[BEGIN]
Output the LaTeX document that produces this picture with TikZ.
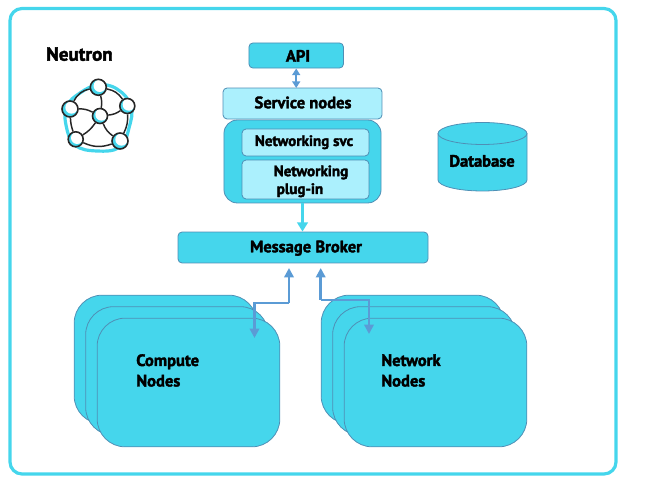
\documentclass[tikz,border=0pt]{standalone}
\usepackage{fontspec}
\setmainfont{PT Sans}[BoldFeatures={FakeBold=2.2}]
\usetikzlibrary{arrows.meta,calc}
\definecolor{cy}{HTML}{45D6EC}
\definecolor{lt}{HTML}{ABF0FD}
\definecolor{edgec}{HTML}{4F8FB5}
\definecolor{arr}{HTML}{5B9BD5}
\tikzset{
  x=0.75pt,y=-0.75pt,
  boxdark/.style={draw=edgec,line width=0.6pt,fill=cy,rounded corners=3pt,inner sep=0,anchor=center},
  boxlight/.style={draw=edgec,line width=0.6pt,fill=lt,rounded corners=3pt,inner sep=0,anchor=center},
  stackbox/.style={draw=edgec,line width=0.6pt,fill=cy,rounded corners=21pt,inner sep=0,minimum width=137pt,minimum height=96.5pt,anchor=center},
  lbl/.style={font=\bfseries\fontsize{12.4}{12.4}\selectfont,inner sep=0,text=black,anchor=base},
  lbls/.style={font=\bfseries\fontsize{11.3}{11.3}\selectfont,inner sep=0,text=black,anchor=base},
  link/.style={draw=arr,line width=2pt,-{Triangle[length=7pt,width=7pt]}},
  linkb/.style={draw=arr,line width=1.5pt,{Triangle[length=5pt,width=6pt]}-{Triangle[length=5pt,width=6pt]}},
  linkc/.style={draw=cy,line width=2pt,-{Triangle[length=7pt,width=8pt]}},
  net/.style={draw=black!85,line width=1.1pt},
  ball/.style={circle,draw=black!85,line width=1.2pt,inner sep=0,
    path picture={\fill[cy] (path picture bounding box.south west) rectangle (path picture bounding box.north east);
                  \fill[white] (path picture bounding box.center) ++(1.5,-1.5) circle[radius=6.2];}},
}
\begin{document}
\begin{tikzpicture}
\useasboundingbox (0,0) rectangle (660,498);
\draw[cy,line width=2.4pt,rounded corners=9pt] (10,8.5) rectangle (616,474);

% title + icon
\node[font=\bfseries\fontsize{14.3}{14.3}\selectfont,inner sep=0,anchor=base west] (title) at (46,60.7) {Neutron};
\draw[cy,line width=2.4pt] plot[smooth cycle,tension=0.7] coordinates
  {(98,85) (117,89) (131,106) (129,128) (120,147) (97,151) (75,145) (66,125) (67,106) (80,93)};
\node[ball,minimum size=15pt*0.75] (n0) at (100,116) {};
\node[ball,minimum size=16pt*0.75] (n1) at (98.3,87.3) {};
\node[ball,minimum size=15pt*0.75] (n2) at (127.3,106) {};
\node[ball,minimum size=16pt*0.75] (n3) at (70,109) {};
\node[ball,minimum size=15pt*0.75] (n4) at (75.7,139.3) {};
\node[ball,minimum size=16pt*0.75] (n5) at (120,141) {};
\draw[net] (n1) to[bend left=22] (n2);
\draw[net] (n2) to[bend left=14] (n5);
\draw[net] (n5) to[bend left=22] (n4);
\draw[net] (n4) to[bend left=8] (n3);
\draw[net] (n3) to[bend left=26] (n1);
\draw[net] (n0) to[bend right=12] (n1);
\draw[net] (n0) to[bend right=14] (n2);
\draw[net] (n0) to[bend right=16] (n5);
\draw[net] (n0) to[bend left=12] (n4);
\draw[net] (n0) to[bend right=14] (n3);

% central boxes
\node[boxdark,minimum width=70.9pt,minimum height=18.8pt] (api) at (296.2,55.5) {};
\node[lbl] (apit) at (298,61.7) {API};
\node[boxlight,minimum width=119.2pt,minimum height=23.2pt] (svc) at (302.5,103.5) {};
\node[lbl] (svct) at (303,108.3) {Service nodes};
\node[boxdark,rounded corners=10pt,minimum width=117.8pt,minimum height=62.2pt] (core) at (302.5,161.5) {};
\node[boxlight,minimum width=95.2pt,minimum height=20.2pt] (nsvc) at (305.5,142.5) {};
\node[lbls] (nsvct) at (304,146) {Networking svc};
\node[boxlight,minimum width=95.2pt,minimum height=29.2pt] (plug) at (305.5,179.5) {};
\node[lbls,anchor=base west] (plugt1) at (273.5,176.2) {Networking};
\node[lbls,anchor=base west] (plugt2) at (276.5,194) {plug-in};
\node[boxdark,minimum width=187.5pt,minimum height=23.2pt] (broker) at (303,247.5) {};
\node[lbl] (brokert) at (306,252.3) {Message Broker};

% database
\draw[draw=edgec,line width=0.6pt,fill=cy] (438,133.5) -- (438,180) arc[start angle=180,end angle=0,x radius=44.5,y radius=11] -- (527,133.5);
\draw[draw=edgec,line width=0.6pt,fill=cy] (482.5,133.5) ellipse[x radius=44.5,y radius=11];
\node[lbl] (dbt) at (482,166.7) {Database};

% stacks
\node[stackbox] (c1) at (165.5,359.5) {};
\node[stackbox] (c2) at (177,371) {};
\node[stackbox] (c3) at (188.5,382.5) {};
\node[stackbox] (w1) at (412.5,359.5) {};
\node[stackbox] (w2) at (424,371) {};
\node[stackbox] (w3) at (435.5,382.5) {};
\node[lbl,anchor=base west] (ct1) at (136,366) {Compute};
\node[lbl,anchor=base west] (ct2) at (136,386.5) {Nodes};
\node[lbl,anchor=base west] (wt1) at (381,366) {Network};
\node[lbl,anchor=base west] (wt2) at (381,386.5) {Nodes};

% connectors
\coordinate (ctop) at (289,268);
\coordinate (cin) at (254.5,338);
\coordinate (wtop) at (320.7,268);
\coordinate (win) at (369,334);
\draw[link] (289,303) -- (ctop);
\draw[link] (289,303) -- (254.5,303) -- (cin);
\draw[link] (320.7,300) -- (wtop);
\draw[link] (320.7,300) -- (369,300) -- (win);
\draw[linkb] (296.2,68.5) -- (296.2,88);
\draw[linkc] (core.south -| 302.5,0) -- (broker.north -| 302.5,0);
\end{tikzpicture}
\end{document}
[END]
The material above must be printed exactly, with its pictures left out.

RESULT OF THE TASK:
Output the LaTeX document that produces this picture with TikZ.
\documentclass[tikz,border=0pt]{standalone}
\usepackage{fontspec}
\setmainfont{PT Sans}[BoldFeatures={FakeBold=2.2}]
\usetikzlibrary{arrows.meta,calc}
\definecolor{cy}{HTML}{45D6EC}
\definecolor{lt}{HTML}{ABF0FD}
\definecolor{edgec}{HTML}{4F8FB5}
\definecolor{arr}{HTML}{5B9BD5}
\tikzset{
  x=0.75pt,y=-0.75pt,
  boxdark/.style={draw=edgec,line width=0.6pt,fill=cy,rounded corners=3pt,inner sep=0,anchor=center},
  boxlight/.style={draw=edgec,line width=0.6pt,fill=lt,rounded corners=3pt,inner sep=0,anchor=center},
  stackbox/.style={draw=edgec,line width=0.6pt,fill=cy,rounded corners=21pt,inner sep=0,minimum width=137pt,minimum height=96.5pt,anchor=center},
  lbl/.style={font=\bfseries\fontsize{12.4}{12.4}\selectfont,inner sep=0,text=black,anchor=base},
  lbls/.style={font=\bfseries\fontsize{11.3}{11.3}\selectfont,inner sep=0,text=black,anchor=base},
  link/.style={draw=arr,line width=2pt,-{Triangle[length=7pt,width=7pt]}},
  linkb/.style={draw=arr,line width=1.5pt,{Triangle[length=5pt,width=6pt]}-{Triangle[length=5pt,width=6pt]}},
  linkc/.style={draw=cy,line width=2pt,-{Triangle[length=7pt,width=8pt]}},
  net/.style={draw=black!85,line width=1.1pt},
  ball/.style={circle,draw=black!85,line width=1.2pt,inner sep=0,
    path picture={\fill[cy] (path picture bounding box.south west) rectangle (path picture bounding box.north east);
                  \fill[white] (path picture bounding box.center) ++(1.5,-1.5) circle[radius=6.2];}},
}
\begin{document}
\begin{tikzpicture}
\useasboundingbox (0,0) rectangle (660,498);
\draw[cy,line width=2.4pt,rounded corners=9pt] (10,8.5) rectangle (616,474);

% title + icon
\node[font=\bfseries\fontsize{14.3}{14.3}\selectfont,inner sep=0,anchor=base west] (title) at (46,60.7) {Neutron};
\draw[cy,line width=2.4pt] plot[smooth cycle,tension=0.7] coordinates
  {(98,85) (117,89) (131,106) (129,128) (120,147) (97,151) (75,145) (66,125) (67,106) (80,93)};
\node[ball,minimum size=15pt*0.75] (n0) at (100,116) {};
\node[ball,minimum size=16pt*0.75] (n1) at (98.3,87.3) {};
\node[ball,minimum size=15pt*0.75] (n2) at (127.3,106) {};
\node[ball,minimum size=16pt*0.75] (n3) at (70,109) {};
\node[ball,minimum size=15pt*0.75] (n4) at (75.7,139.3) {};
\node[ball,minimum size=16pt*0.75] (n5) at (120,141) {};
\draw[net] (n1) to[bend left=22] (n2);
\draw[net] (n2) to[bend left=14] (n5);
\draw[net] (n5) to[bend left=22] (n4);
\draw[net] (n4) to[bend left=8] (n3);
\draw[net] (n3) to[bend left=26] (n1);
\draw[net] (n0) to[bend right=12] (n1);
\draw[net] (n0) to[bend right=14] (n2);
\draw[net] (n0) to[bend right=16] (n5);
\draw[net] (n0) to[bend left=12] (n4);
\draw[net] (n0) to[bend right=14] (n3);

% central boxes
\node[boxdark,minimum width=70.9pt,minimum height=18.8pt] (api) at (296.2,55.5) {};
\node[lbl] (apit) at (298,61.7) {API};
\node[boxlight,minimum width=119.2pt,minimum height=23.2pt] (svc) at (302.5,103.5) {};
\node[lbl] (svct) at (303,108.3) {Service nodes};
\node[boxdark,rounded corners=10pt,minimum width=117.8pt,minimum height=62.2pt] (core) at (302.5,161.5) {};
\node[boxlight,minimum width=95.2pt,minimum height=20.2pt] (nsvc) at (305.5,142.5) {};
\node[lbls] (nsvct) at (304,146) {Networking svc};
\node[boxlight,minimum width=95.2pt,minimum height=29.2pt] (plug) at (305.5,179.5) {};
\node[lbls,anchor=base west] (plugt1) at (273.5,176.2) {Networking};
\node[lbls,anchor=base west] (plugt2) at (276.5,194) {plug-in};
\node[boxdark,minimum width=187.5pt,minimum height=23.2pt] (broker) at (303,247.5) {};
\node[lbl] (brokert) at (306,252.3) {Message Broker};

% database
\draw[draw=edgec,line width=0.6pt,fill=cy] (438,133.5) -- (438,180) arc[start angle=180,end angle=0,x radius=44.5,y radius=11] -- (527,133.5);
\draw[draw=edgec,line width=0.6pt,fill=cy] (482.5,133.5) ellipse[x radius=44.5,y radius=11];
\node[lbl] (dbt) at (482,166.7) {Database};

% stacks
\node[stackbox] (c1) at (165.5,359.5) {};
\node[stackbox] (c2) at (177,371) {};
\node[stackbox] (c3) at (188.5,382.5) {};
\node[stackbox] (w1) at (412.5,359.5) {};
\node[stackbox] (w2) at (424,371) {};
\node[stackbox] (w3) at (435.5,382.5) {};
\node[lbl,anchor=base west] (ct1) at (136,366) {Compute};
\node[lbl,anchor=base west] (ct2) at (136,386.5) {Nodes};
\node[lbl,anchor=base west] (wt1) at (381,366) {Network};
\node[lbl,anchor=base west] (wt2) at (381,386.5) {Nodes};

% connectors
\coordinate (ctop) at (289,268);
\coordinate (cin) at (254.5,338);
\coordinate (wtop) at (320.7,268);
\coordinate (win) at (369,334);
\draw[link] (289,303) -- (ctop);
\draw[link] (289,303) -- (254.5,303) -- (cin);
\draw[link] (320.7,300) -- (wtop);
\draw[link] (320.7,300) -- (369,300) -- (win);
\draw[linkb] (296.2,68.5) -- (296.2,88);
\draw[linkc] (core.south -| 302.5,0) -- (broker.north -| 302.5,0);
\end{tikzpicture}
\end{document}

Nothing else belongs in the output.